What motivates you to continue your research focus in nanotechnology?

One of the reasons I try to combine energy and environment into my research is my childhood experience in Ukraine. I was there during the Chernobyl explosion, and I remember doing shopping with a Geiger counter. At that particular time they didn’t evacuate kids, because they didn’t want to disclose the nature of that explosion, and the products coming to the capital of Ukraine were contaminated to the level that sometimes the Geiger counter was going off the scale.

There is also overlap between energy and environment in developing countries. I shared this experience when I was giving a lecture at the World Bank about sustainability and nanotechnology in Vietnam, because a public official asked why they should care about the environment when they need to feed people. It made me realize that culturally there’s diversity in understanding the value of human life and a clean environment. Sometimes sharing a painful experience like I had helps others in understanding what would happen at the extreme; when you don’t care about the environment, you don’t care about human life.

The pollution-absorbing materials you helped develop were used in a sculptural installation at a facility of New York’s Museum of Modern Art in 2012. What role can art play in the public understanding of nanotechnology?

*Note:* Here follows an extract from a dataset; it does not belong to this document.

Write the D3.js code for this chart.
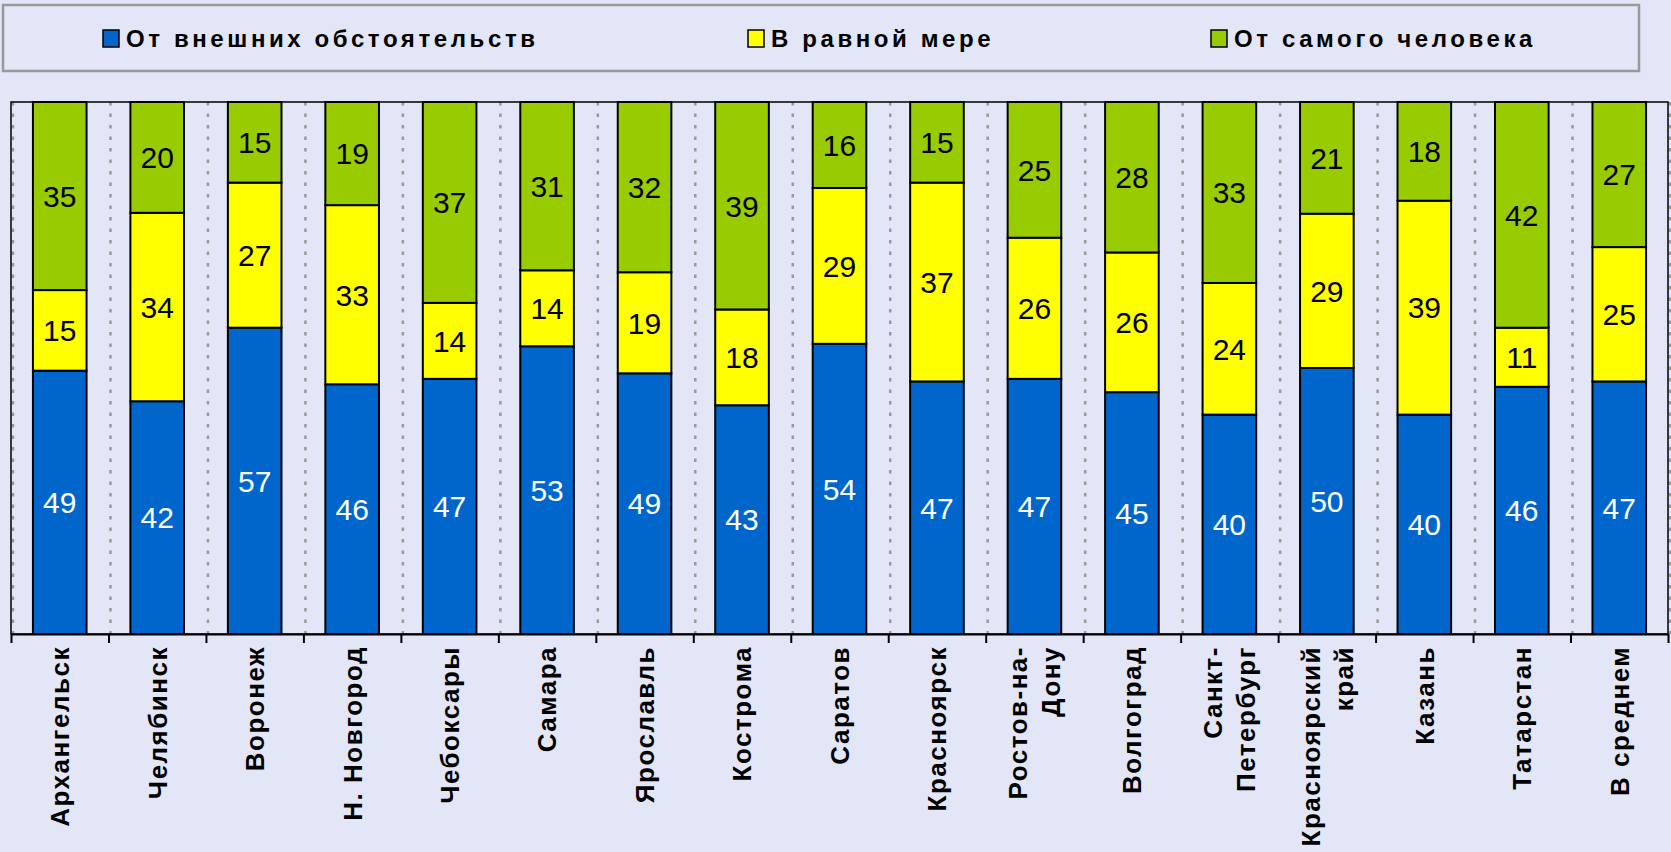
<!DOCTYPE html>
<html>
<head>
<meta charset="utf-8">
<script src="https://cdn.jsdelivr.net/npm/d3@7"></script>
<style>
  html, body { margin: 0; padding: 0; background: #e3e6f7; }
  svg { display: block; }
  text { font-family: Arial, "Liberation Sans", sans-serif; }
</style>
</head>
<body>
<div id="chart"></div>
<script>
var categories = ['Архангельск', 'Челябинск', 'Воронеж', 'Н. Новгород', 'Чебоксары', 'Самара',
  'Ярославль', 'Кострома', 'Саратов', 'Красноярск', 'Ростов-на-\nДону', 'Волгоград',
  'Санкт-\nПетербург', 'Красноярский\nкрай', 'Казань', 'Татарстан', 'В среднем'];
var series_names = ['От внешних обстоятельств', 'В равной мере', 'От самого человека'];
var external = [49, 42, 57, 46, 47, 53, 49, 43, 54, 47, 47, 45, 40, 50, 40, 46, 47];
var equal = [15, 34, 27, 33, 14, 14, 19, 18, 29, 37, 26, 26, 24, 29, 39, 11, 25];
var self = [35, 20, 15, 19, 37, 31, 32, 39, 16, 15, 25, 28, 33, 21, 18, 42, 27];

var colors = ['#0066cc', '#ffff00', '#99cc00'];
var label_colors = ['#ffffff', '#000000', '#000000'];

var chart_width = 1671;
var chart_height = 852;
var plot = { left: 11, top: 102, right: 1668, bottom: 634 };

var rows = categories.map(function(c, i) {
  return { cat: c, s0: external[i], s1: equal[i], s2: self[i] };
});

var svg = d3.select('#chart')
  .append('svg')
  .attr('width', chart_width)
  .attr('height', chart_height);

// background
svg.append('rect')
  .attr('width', chart_width)
  .attr('height', chart_height)
  .attr('fill', '#e3e6f7');

// scales
var x_scale = d3.scaleBand()
  .domain(categories)
  .range([plot.left, plot.right])
  .paddingInner(0.45)
  .paddingOuter(0.225);

var x_bound = d3.scaleLinear()
  .domain([0, categories.length])
  .range([plot.left, plot.right]);

var y_scale = d3.scaleLinear()
  .domain([0, 1])
  .range([plot.bottom, plot.top]);

// dotted gridlines between categories
svg.append('g')
  .selectAll('line')
  .data(d3.range(categories.length + 1))
  .enter()
  .append('line')
  .attr('x1', (d) => x_bound(d) + 2)
  .attr('x2', (d) => x_bound(d) + 2)
  .attr('y1', plot.top)
  .attr('y2', plot.bottom)
  .attr('stroke', '#999')
  .attr('stroke-width', 2.5)
  .attr('stroke-dasharray', '3.5 8');

// stacked bars (100%)
var stack = d3.stack()
  .keys(['s0', 's1', 's2'])
  .offset(d3.stackOffsetExpand);
var layers = stack(rows);

var layer_g = svg.selectAll('.layer')
  .data(layers)
  .enter()
  .append('g')
  .attr('class', 'layer')
  .attr('fill', (d, i) => colors[i]);

layer_g.selectAll('rect')
  .data((d) => d)
  .enter()
  .append('rect')
  .attr('x', (d) => x_scale(d.data.cat))
  .attr('y', (d) => y_scale(d[1]))
  .attr('width', x_scale.bandwidth())
  .attr('height', (d) => y_scale(d[0]) - y_scale(d[1]))
  .attr('stroke', '#000')
  .attr('stroke-width', 2);

// value labels
layers.forEach(function(layer, li) {
  svg.append('g')
    .selectAll('text')
    .data(layer)
    .enter()
    .append('text')
    .attr('x', (d) => x_scale(d.data.cat) + x_scale.bandwidth() / 2)
    .attr('y', (d) => (y_scale(d[0]) + y_scale(d[1])) / 2)
    .attr('dy', '0.36em')
    .attr('text-anchor', 'middle')
    .attr('font-size', 30)
    .attr('fill', label_colors[li])
    .text((d) => d.data[layer.key]);
});

// plot frame
svg.append('rect')
  .attr('x', plot.left)
  .attr('y', plot.top)
  .attr('width', plot.right - plot.left)
  .attr('height', plot.bottom - plot.top)
  .attr('fill', 'none')
  .attr('stroke', '#000')
  .attr('stroke-width', 1.5);

// bottom axis with ticks at category boundaries
var x_axis = d3.axisBottom(x_bound)
  .tickValues(d3.range(categories.length + 1))
  .tickFormat('')
  .tickSizeInner(9)
  .tickSizeOuter(0);

svg.append('g')
  .attr('class', 'axis')
  .attr('transform', 'translate(0,' + plot.bottom + ')')
  .call(x_axis)
  .call((g) => g.selectAll('path, line').attr('stroke', '#000').attr('stroke-width', 2));

// category labels, rotated
var cat_g = svg.append('g')
  .selectAll('text')
  .data(categories)
  .enter()
  .append('text')
  .attr('transform', (d) => 'translate(' + (x_scale(d) + x_scale.bandwidth() / 2) + ',' + (plot.bottom + 12) + ') rotate(-90)')
  .attr('text-anchor', 'end')
  .attr('font-size', 26)
  .attr('font-weight', 'bold')
  .attr('letter-spacing', 1.5)
  .attr('fill', '#000');

cat_g.each(function(d) {
  var lines = d.split('\n');
  var t = d3.select(this);
  lines.forEach(function(line, i) {
    t.append('tspan')
      .attr('x', 0)
      .attr('y', (i - (lines.length - 1) / 2) * 33)
      .attr('dy', '0.36em')
      .text(line);
  });
});

// legend
svg.append('rect')
  .attr('x', 3)
  .attr('y', 5)
  .attr('width', 1636)
  .attr('height', 66)
  .attr('fill', 'none')
  .attr('stroke', '#999')
  .attr('stroke-width', 2.5);

var legend_x = [103, 748, 1211];
var legend = svg.selectAll('.legend')
  .data(series_names)
  .enter()
  .append('g')
  .attr('class', 'legend')
  .attr('transform', (d, i) => 'translate(' + legend_x[i] + ',30)');

legend.append('rect')
  .attr('width', 16)
  .attr('height', 17)
  .attr('fill', (d, i) => colors[i])
  .attr('stroke', '#000')
  .attr('stroke-width', 1.5);

legend.append('text')
  .attr('x', 23)
  .attr('y', 17)
  .attr('font-size', 24)
  .attr('font-weight', 'bold')
  .attr('letter-spacing', 3.6)
  .attr('fill', '#000')
  .text((d) => d);
</script>
</body>
</html>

The idea was fascinating in a way that, when you have this wonderful property of cleaning up the air, it’s a bit difficult to demonstrate it publicly. If you say the air is cleaner, you might be able to sense it, but air pollution has relatively indirect effects. The New York City Department of Health says 3,000 people die there every year because of air pollution. But if air is contaminated, sometimes you can feel it, sometimes you cannot. That particular project showed that the buildings can be greener, they can actually serve as something that can clean up the environment rather that pollute it. I think educating the public about air quality and environmental issues in a creative way is very important.

Another project the company I work with did was in collaboration with the London Institute of Fashion. They coated jeans with that material, and the idea was that you walked around the city and purified the air. So it’s a sort of distributed purification type of approach.

In another project, my colleagues at Sheffield University in the United Kingdom had a billboard on which they wrote a poem about how it’s wonderful to have clean air. Meanwhile this billboard was covered with this air-purifying coating, and they’re claiming that it’s the first-ever air-purifying poem in the world. Those are some of the creative ways to demonstrate nanotechnology and improve public understanding of it.